— start of SUPPLIED RECORDS —

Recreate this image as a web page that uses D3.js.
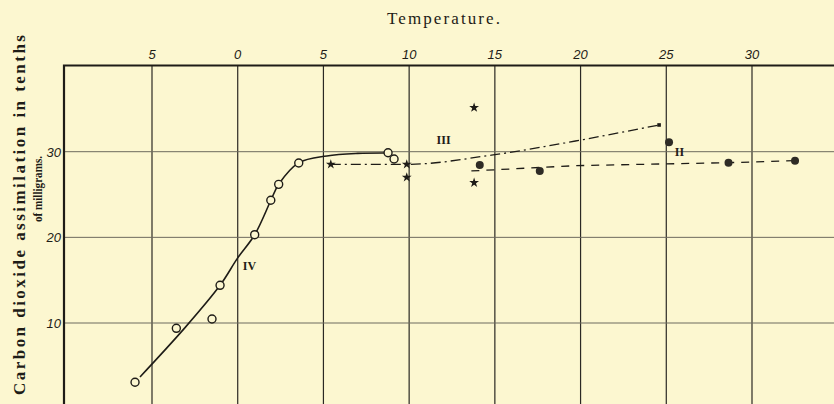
<!DOCTYPE html>
<html>
<head>
<meta charset="utf-8">
<script src="https://cdn.jsdelivr.net/npm/d3@7"></script>
<style>
  html, body { margin: 0; padding: 0; background: #fcf7d0; }
  svg { display: block; }
</style>
</head>
<body>
<div id="chart"></div>
<script>
// Temperature ticks along the top (printed without minus signs)
const tempTicks = [-5, 0, 5, 10, 15, 20, 25, 30];
const tempLabels = ['5', '0', '5', '10', '15', '20', '25', '30'];
const yTicks = [10, 20, 30];
const yLabels = ['10', '20', '30'];

// Curve IV - open circles and the hand-drawn curve through them
const circlesIV = [[-5.99, 3.08], [-3.58, 9.38], [-1.50, 10.47], [-1.03, 14.40], [0.99, 20.31],
                   [1.93, 24.33], [2.39, 26.19], [3.56, 28.68], [8.77, 29.88], [9.12, 29.15]];
const curveIV = [[-5.7, 3.7], [-3.1, 9.4], [-1.03, 14.4], [0, 17.6], [0.99, 20.3], [1.93, 24.3],
                 [2.39, 26.2], [3.56, 28.7], [5.2, 29.5], [7.0, 29.8], [8.6, 29.85]];

// Curve III - stars, dash-dot line
const starsIII = [[5.43, 28.52], [9.86, 28.52], [9.86, 27.0], [13.79, 35.14], [13.79, 26.38]];
const lineIII = [[5.43, 28.52], [9.86, 28.52], [14.8, 29.6], [19.7, 31.25], [24.58, 33.12]];

// Curve II - filled dots, dashed line
const dotsII = [[14.12, 28.45], [17.62, 27.75], [25.16, 31.1], [28.63, 28.72], [32.51, 28.95]];
const lineII = [[13.63, 27.75], [19.7, 28.37], [28.63, 28.72], [32.51, 28.95]];

// Curve labels
const curveLabels = [
    { text: 'IV', x: 0.3, y: 16.2 },
    { text: 'III', x: 11.6, y: 30.9 },
    { text: 'II', x: 25.5, y: 29.5 }
];

const width = 834, height = 404;
const frameLeft = 64, frameTop = 65.5;
const ink = '#1e1c17';
const paper = '#fcf7d0';
const serif = "'Liberation Serif', 'Times New Roman', serif";

const svg = d3.select('#chart').append('svg')
    .attr('width', width)
    .attr('height', height);

svg.append('rect')
    .attr('width', width).attr('height', height)
    .attr('fill', paper);

const x = d3.scaleLinear().domain([-5, 30]).range([152, 752]);
const y = d3.scaleLinear().domain([10, 30]).range([323, 151.7]);

// grid - vertical lines darker than the horizontal ones
svg.append('g').selectAll('line')
    .data(tempTicks)
    .join('line')
    .attr('x1', d => x(d)).attr('x2', d => x(d))
    .attr('y1', frameTop).attr('y2', height)
    .attr('stroke', '#2b2924')
    .attr('stroke-width', 1.2);

svg.append('g').selectAll('line')
    .data(yTicks)
    .join('line')
    .attr('x1', frameLeft).attr('x2', width)
    .attr('y1', d => y(d)).attr('y2', d => y(d))
    .attr('stroke', '#6d6a5e')
    .attr('stroke-width', 1);

// frame (top + left)
svg.append('path')
    .attr('d', `M${frameLeft},${height} L${frameLeft},${frameTop} L${width},${frameTop}`)
    .attr('fill', 'none')
    .attr('stroke', ink)
    .attr('stroke-width', 2.2);

// tick labels
svg.append('g').selectAll('text')
    .data(tempTicks)
    .join('text')
    .attr('x', d => x(d))
    .attr('y', 59)
    .attr('text-anchor', 'middle')
    .attr('font-family', "'Liberation Sans', Arial, sans-serif")
    .attr('font-style', 'italic')
    .attr('font-size', 13)
    .attr('fill', ink)
    .text((d, i) => tempLabels[i]);

svg.append('g').selectAll('text')
    .data(yTicks)
    .join('text')
    .attr('x', 61)
    .attr('y', d => y(d) + 5)
    .attr('text-anchor', 'end')
    .attr('font-family', "'Liberation Sans', Arial, sans-serif")
    .attr('font-style', 'italic')
    .attr('font-size', 13)
    .attr('fill', ink)
    .text((d, i) => yLabels[i]);

// titles
svg.append('text')
    .attr('x', 387).attr('y', 24)
    .attr('font-family', serif)
    .attr('font-size', 17)
    .attr('textLength', 113)
    .attr('lengthAdjust', 'spacing')
    .attr('fill', ink)
    .text('Temperature.');

svg.append('text')
    .attr('transform', 'translate(25,395) rotate(-90)')
    .attr('font-family', serif)
    .attr('font-weight', 'bold')
    .attr('font-size', 17)
    .attr('textLength', 360)
    .attr('lengthAdjust', 'spacing')
    .attr('fill', ink)
    .text('Carbon dioxide assimilation in tenths');

svg.append('text')
    .attr('transform', 'translate(42,222) rotate(-90)')
    .attr('font-family', serif)
    .attr('font-weight', 'bold')
    .attr('font-size', 13.5)
    .attr('textLength', 66)
    .attr('lengthAdjust', 'spacingAndGlyphs')
    .attr('fill', ink)
    .text('of milligrams.');

// lines
const line = d3.line().x(d => x(d[0])).y(d => y(d[1]));

svg.append('path')
    .datum(curveIV)
    .attr('d', line.curve(d3.curveCatmullRom.alpha(0.5)))
    .attr('fill', 'none')
    .attr('stroke', ink)
    .attr('stroke-width', 1.6);

svg.append('path')
    .datum(lineIII)
    .attr('d', line.curve(d3.curveMonotoneX))
    .attr('fill', 'none')
    .attr('stroke', ink)
    .attr('stroke-width', 1.3)
    .attr('stroke-dasharray', '10,4,2,4');

svg.append('path')
    .datum(lineII)
    .attr('d', line.curve(d3.curveLinear))
    .attr('fill', 'none')
    .attr('stroke', ink)
    .attr('stroke-width', 1.3)
    .attr('stroke-dasharray', '8,7');

// markers
svg.append('g').selectAll('circle')
    .data(circlesIV)
    .join('circle')
    .attr('cx', d => x(d[0]))
    .attr('cy', d => y(d[1]))
    .attr('r', 4)
    .attr('fill', paper)
    .attr('stroke', ink)
    .attr('stroke-width', 1.4);

svg.append('g').selectAll('circle')
    .data(dotsII)
    .join('circle')
    .attr('cx', d => x(d[0]))
    .attr('cy', d => y(d[1]))
    .attr('r', 4)
    .attr('fill', '#2e2b25');

const star = d3.symbol().type(d3.symbolStar).size(30);
svg.append('g').selectAll('path')
    .data(starsIII)
    .join('path')
    .attr('transform', d => `translate(${x(d[0])},${y(d[1])})`)
    .attr('d', star)
    .attr('fill', ink);

// small end mark of curve III
const lastIII = lineIII[lineIII.length - 1];
svg.append('rect')
    .attr('x', x(lastIII[0]) - 1.8).attr('y', y(lastIII[1]) - 1.8)
    .attr('width', 3.6).attr('height', 3.6)
    .attr('fill', ink);

// curve labels (roman numerals)
svg.append('g').selectAll('text')
    .data(curveLabels)
    .join('text')
    .attr('x', d => x(d.x))
    .attr('y', d => y(d.y))
    .attr('font-family', serif)
    .attr('font-weight', 'bold')
    .attr('font-size', 12)
    .attr('fill', ink)
    .text(d => d.text);
</script>
</body>
</html>
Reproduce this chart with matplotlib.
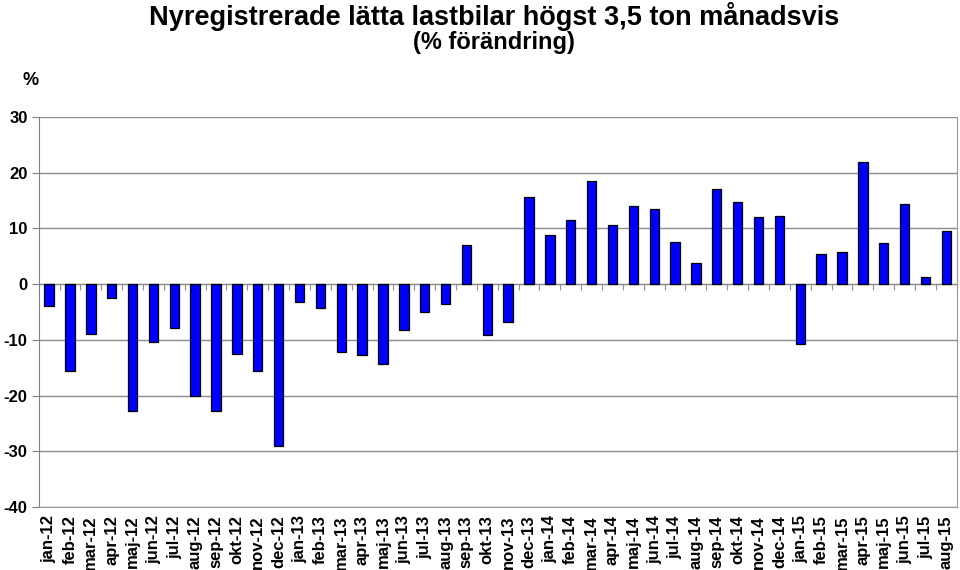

— end of SUPPLIED RECORDS —

• [TASK INSTRUCTIONS]: Transcribe all of the material exactly, leaving out whatever pictures it contains.

• [TASK ANSWER]:
Recreate this image as a web page that uses D3.js.
<!DOCTYPE html>
<html>
<head>
<meta charset="utf-8">
<script src="https://cdn.jsdelivr.net/npm/d3@7"></script>
<style>
  html, body { margin: 0; padding: 0; background: #fcf7d0; }
  svg { display: block; }
</style>
</head>
<body>
<div id="chart"></div>
<script>
// Temperature ticks along the top (printed without minus signs)
const tempTicks = [-5, 0, 5, 10, 15, 20, 25, 30];
const tempLabels = ['5', '0', '5', '10', '15', '20', '25', '30'];
const yTicks = [10, 20, 30];
const yLabels = ['10', '20', '30'];

// Curve IV - open circles and the hand-drawn curve through them
const circlesIV = [[-5.99, 3.08], [-3.58, 9.38], [-1.50, 10.47], [-1.03, 14.40], [0.99, 20.31],
                   [1.93, 24.33], [2.39, 26.19], [3.56, 28.68], [8.77, 29.88], [9.12, 29.15]];
const curveIV = [[-5.7, 3.7], [-3.1, 9.4], [-1.03, 14.4], [0, 17.6], [0.99, 20.3], [1.93, 24.3],
                 [2.39, 26.2], [3.56, 28.7], [5.2, 29.5], [7.0, 29.8], [8.6, 29.85]];

// Curve III - stars, dash-dot line
const starsIII = [[5.43, 28.52], [9.86, 28.52], [9.86, 27.0], [13.79, 35.14], [13.79, 26.38]];
const lineIII = [[5.43, 28.52], [9.86, 28.52], [14.8, 29.6], [19.7, 31.25], [24.58, 33.12]];

// Curve II - filled dots, dashed line
const dotsII = [[14.12, 28.45], [17.62, 27.75], [25.16, 31.1], [28.63, 28.72], [32.51, 28.95]];
const lineII = [[13.63, 27.75], [19.7, 28.37], [28.63, 28.72], [32.51, 28.95]];

// Curve labels
const curveLabels = [
    { text: 'IV', x: 0.3, y: 16.2 },
    { text: 'III', x: 11.6, y: 30.9 },
    { text: 'II', x: 25.5, y: 29.5 }
];

const width = 834, height = 404;
const frameLeft = 64, frameTop = 65.5;
const ink = '#1e1c17';
const paper = '#fcf7d0';
const serif = "'Liberation Serif', 'Times New Roman', serif";

const svg = d3.select('#chart').append('svg')
    .attr('width', width)
    .attr('height', height);

svg.append('rect')
    .attr('width', width).attr('height', height)
    .attr('fill', paper);

const x = d3.scaleLinear().domain([-5, 30]).range([152, 752]);
const y = d3.scaleLinear().domain([10, 30]).range([323, 151.7]);

// grid - vertical lines darker than the horizontal ones
svg.append('g').selectAll('line')
    .data(tempTicks)
    .join('line')
    .attr('x1', d => x(d)).attr('x2', d => x(d))
    .attr('y1', frameTop).attr('y2', height)
    .attr('stroke', '#2b2924')
    .attr('stroke-width', 1.2);

svg.append('g').selectAll('line')
    .data(yTicks)
    .join('line')
    .attr('x1', frameLeft).attr('x2', width)
    .attr('y1', d => y(d)).attr('y2', d => y(d))
    .attr('stroke', '#6d6a5e')
    .attr('stroke-width', 1);

// frame (top + left)
svg.append('path')
    .attr('d', `M${frameLeft},${height} L${frameLeft},${frameTop} L${width},${frameTop}`)
    .attr('fill', 'none')
    .attr('stroke', ink)
    .attr('stroke-width', 2.2);

// tick labels
svg.append('g').selectAll('text')
    .data(tempTicks)
    .join('text')
    .attr('x', d => x(d))
    .attr('y', 59)
    .attr('text-anchor', 'middle')
    .attr('font-family', "'Liberation Sans', Arial, sans-serif")
    .attr('font-style', 'italic')
    .attr('font-size', 13)
    .attr('fill', ink)
    .text((d, i) => tempLabels[i]);

svg.append('g').selectAll('text')
    .data(yTicks)
    .join('text')
    .attr('x', 61)
    .attr('y', d => y(d) + 5)
    .attr('text-anchor', 'end')
    .attr('font-family', "'Liberation Sans', Arial, sans-serif")
    .attr('font-style', 'italic')
    .attr('font-size', 13)
    .attr('fill', ink)
    .text((d, i) => yLabels[i]);

// titles
svg.append('text')
    .attr('x', 387).attr('y', 24)
    .attr('font-family', serif)
    .attr('font-size', 17)
    .attr('textLength', 113)
    .attr('lengthAdjust', 'spacing')
    .attr('fill', ink)
    .text('Temperature.');

svg.append('text')
    .attr('transform', 'translate(25,395) rotate(-90)')
    .attr('font-family', serif)
    .attr('font-weight', 'bold')
    .attr('font-size', 17)
    .attr('textLength', 360)
    .attr('lengthAdjust', 'spacing')
    .attr('fill', ink)
    .text('Carbon dioxide assimilation in tenths');

svg.append('text')
    .attr('transform', 'translate(42,222) rotate(-90)')
    .attr('font-family', serif)
    .attr('font-weight', 'bold')
    .attr('font-size', 13.5)
    .attr('textLength', 66)
    .attr('lengthAdjust', 'spacingAndGlyphs')
    .attr('fill', ink)
    .text('of milligrams.');

// lines
const line = d3.line().x(d => x(d[0])).y(d => y(d[1]));

svg.append('path')
    .datum(curveIV)
    .attr('d', line.curve(d3.curveCatmullRom.alpha(0.5)))
    .attr('fill', 'none')
    .attr('stroke', ink)
    .attr('stroke-width', 1.6);

svg.append('path')
    .datum(lineIII)
    .attr('d', line.curve(d3.curveMonotoneX))
    .attr('fill', 'none')
    .attr('stroke', ink)
    .attr('stroke-width', 1.3)
    .attr('stroke-dasharray', '10,4,2,4');

svg.append('path')
    .datum(lineII)
    .attr('d', line.curve(d3.curveLinear))
    .attr('fill', 'none')
    .attr('stroke', ink)
    .attr('stroke-width', 1.3)
    .attr('stroke-dasharray', '8,7');

// markers
svg.append('g').selectAll('circle')
    .data(circlesIV)
    .join('circle')
    .attr('cx', d => x(d[0]))
    .attr('cy', d => y(d[1]))
    .attr('r', 4)
    .attr('fill', paper)
    .attr('stroke', ink)
    .attr('stroke-width', 1.4);

svg.append('g').selectAll('circle')
    .data(dotsII)
    .join('circle')
    .attr('cx', d => x(d[0]))
    .attr('cy', d => y(d[1]))
    .attr('r', 4)
    .attr('fill', '#2e2b25');

const star = d3.symbol().type(d3.symbolStar).size(30);
svg.append('g').selectAll('path')
    .data(starsIII)
    .join('path')
    .attr('transform', d => `translate(${x(d[0])},${y(d[1])})`)
    .attr('d', star)
    .attr('fill', ink);

// small end mark of curve III
const lastIII = lineIII[lineIII.length - 1];
svg.append('rect')
    .attr('x', x(lastIII[0]) - 1.8).attr('y', y(lastIII[1]) - 1.8)
    .attr('width', 3.6).attr('height', 3.6)
    .attr('fill', ink);

// curve labels (roman numerals)
svg.append('g').selectAll('text')
    .data(curveLabels)
    .join('text')
    .attr('x', d => x(d.x))
    .attr('y', d => y(d.y))
    .attr('font-family', serif)
    .attr('font-weight', 'bold')
    .attr('font-size', 12)
    .attr('fill', ink)
    .text(d => d.text);
</script>
</body>
</html>
Reproduce this chart with matplotlib.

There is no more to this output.